Although he believes that “every animal is capable of doing something,” he doesn’t push animals beyond their natural abilities. “I could take a male tiger and beat him over the head and eventually get him to do it out of fear, but it would also eventually get me killed or it would destroy this tiger. You never ask more from a tiger than he’s physically capable of doing.”
Burck also maintains a demeanor of assurance that lets the tigers think he’s always on top of things – even when he’s not. “Each time you go in to practice with them, you’re going in there knowing exactly what you’re going to do. If it doesn’t work, give them a piece of meat and make them think it’s all you wanted them to do.”
The proper demeanor when attacked, is to first fold, then come back to life later. This philosophy of resurrection evidently confuses tigers. “If you go limp, he’ll walk away and then you’re up on your feet again and say, ‘No, come lie down.’ In a situation like that, the animal is actually afraid of me. In his mind, he has killed me. For two weeks, the animal will be leery of me.”

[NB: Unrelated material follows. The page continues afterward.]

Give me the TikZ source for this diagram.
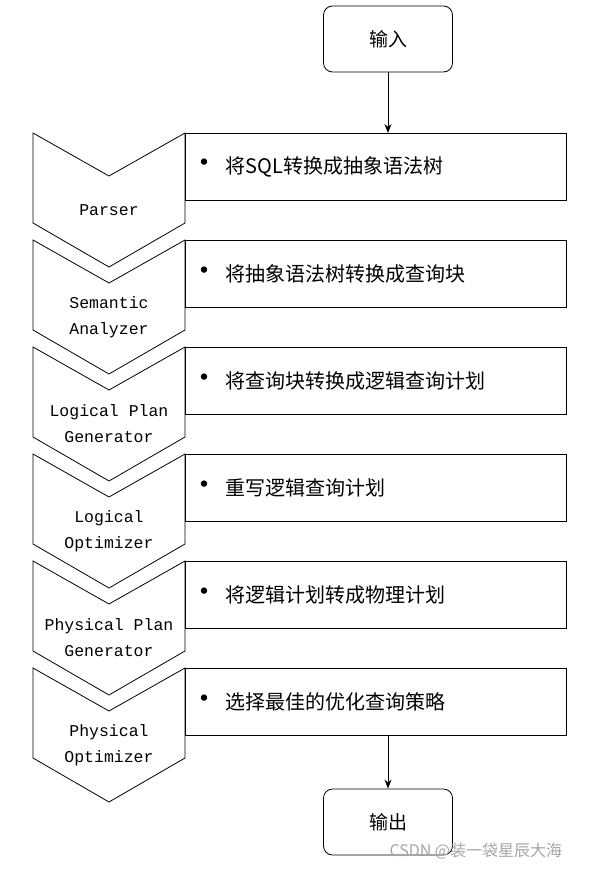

“When the tigers attack me,” Burck goes on, “I get right back up and go back to what I as doing when I was attacked. I show them that I’m invincible. I’m saying to them: ‘You can’t harm me, look you bit me and I’m right back here.'”
To illustrate the important role pride plays in a good performance, Burck tells how his two uncles in North Dakota raised horses when he was a boy:
“One uncle was very much the Bronco Billy,” says Burck, who lettered in rodeo in high school. “You get a two year old horse in, you tie him down, you put a blindfold on him, you throw a saddle on his back, you get on and ‘break’ him. He throws you off, you get back on, you ride him until the animal collapses or accepts you as its master.
“My other uncle was one who would spend a month running the horse in a circle. Then he would put a blanket on its back, then spend a month letting him walk around with the saddle on, then he would sit in the saddle, then get off. I watched the finished product. The uncle who got everything done in two weeks had very good animals. The only difference is he had to go out and lasso them when he wanted to ride them. My other uncle, who spent a year with the horse, would whistle and the animal would come to him. The physical product at the end may have been the same, but we’re talking about the mental product. You don’t want to break their minds. I don’t want to break their spirits either.”
Not breaking wild spirits, keeping a tiger’s pride, is the theme of Wade Burck’s school for animals. Some day we may see these same methods in management seminars and sales meetings. The beasts may roar, but when they perform with pride, the result is a good showing on the bottom line.